Working a mobile car cleaner now, my manager asked me to take some
pictures before cleaning and after clearing, privacy issue of the car
owner
California law creates an expectation of consent for taking photographs of people for purposes of commercial distribution of the image to the public. California Civil Code § 3344.
But, absent copyright or design patent issues (which would only very rarely come up since most people don't own the copyrights or patents to the designs of their cars, and the owner of the copyrights generally grants an implied license for the owners of the cars to display the copyrighted or patented designs), there is no parallel requirement of consent for taking photographs of things.

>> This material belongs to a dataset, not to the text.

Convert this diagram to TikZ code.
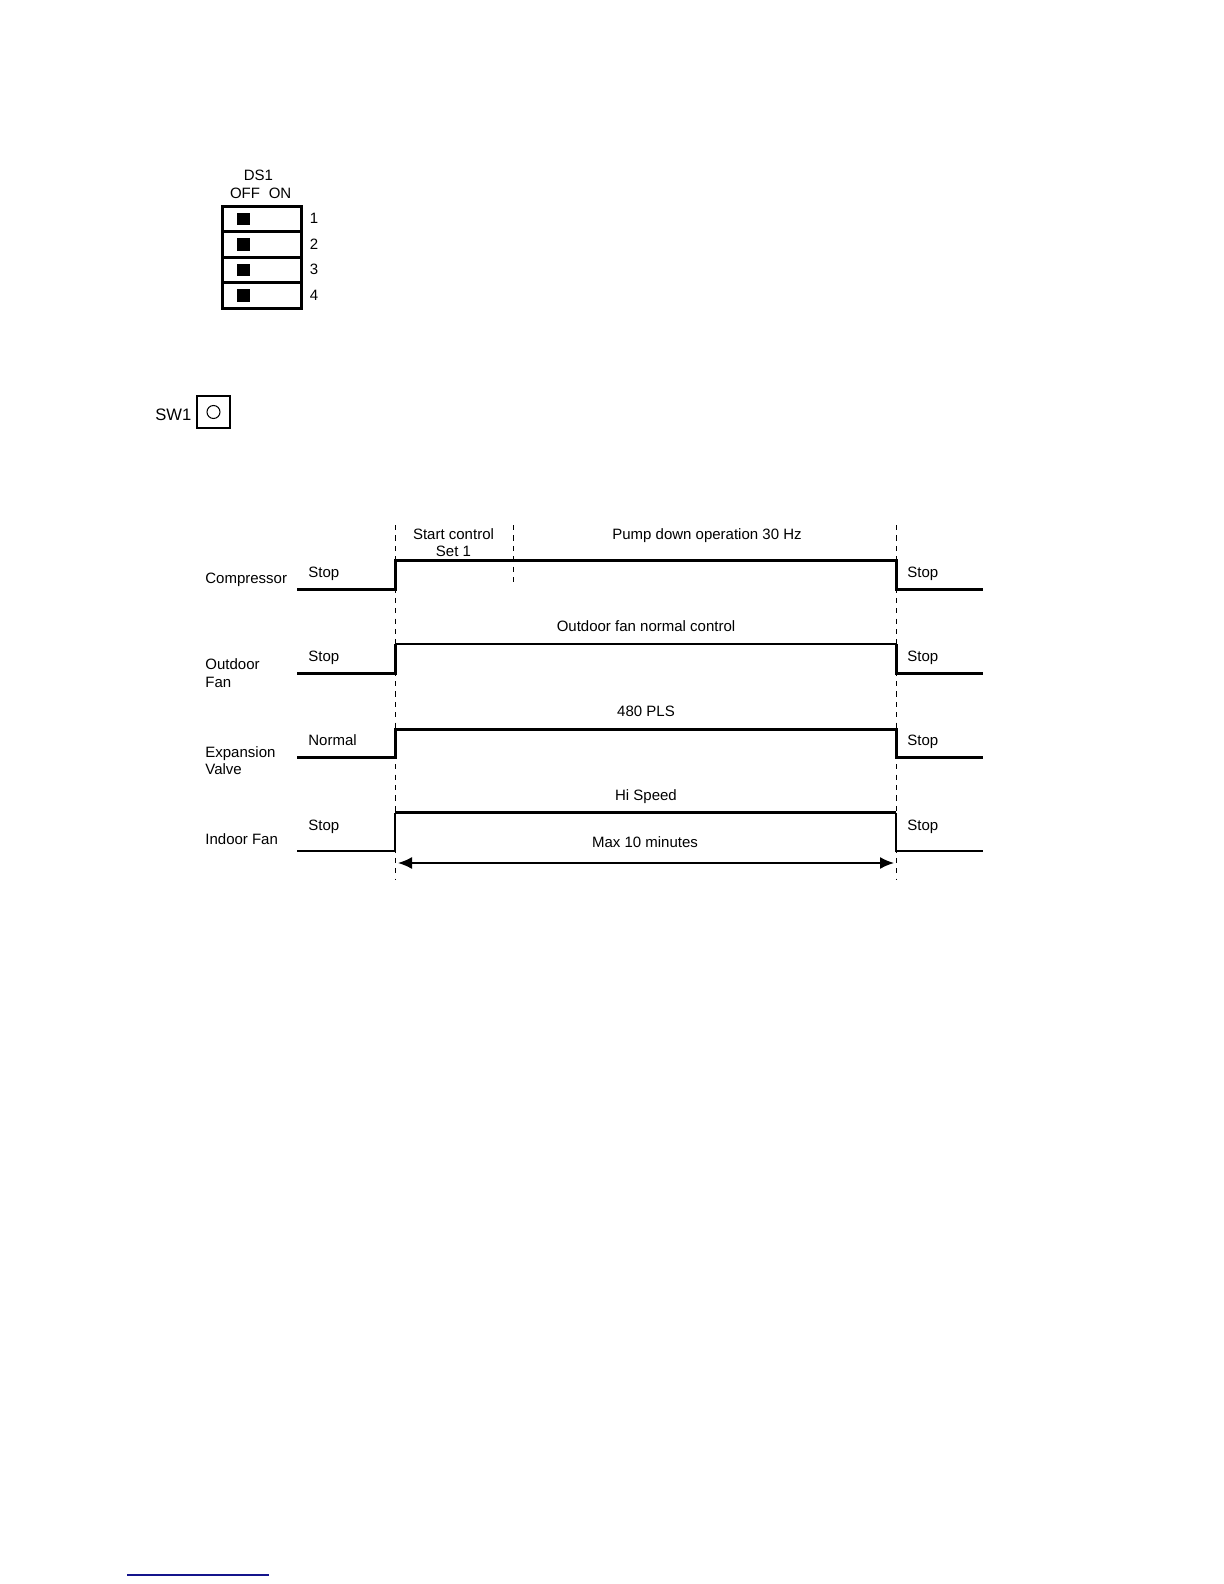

Furthermore there is no common law expectation of privacy in anything that someone you do business with must necessarily see with their own eyes.
So, if you must see the car to clean it, then taking photographs before and after the work is done does not violate any expectation of privacy to which the customer has not implicitly consented and does not violate any California or federal statute.
Better practice would be for the business to explicitly have the customers consent in writing to the photographs, to remove all doubt. But the implied consent to having someone see your car when they are cleaning it would be unreasonable to deny in almost all circumstances.
A company might voluntarily have an agreement to keep any photographs taken confidential and to have its employees sign non-disclosure agreements not to reveal what they see while working. If it did, this would create a legally enforceable expectation of privacy for the customer. For some VIP clients, this contractually enforceable discretion might be something that would induce them to pay a higher price for the same services. But those kind of protections are not the default standards of law that apply in the absence of an agreement. And, even then, taking photographs for purposes of internal use only would probably not violate an agreement of this kind. The work still requires that people inside the business, including remote supervisors, be able to see the cars to do their work.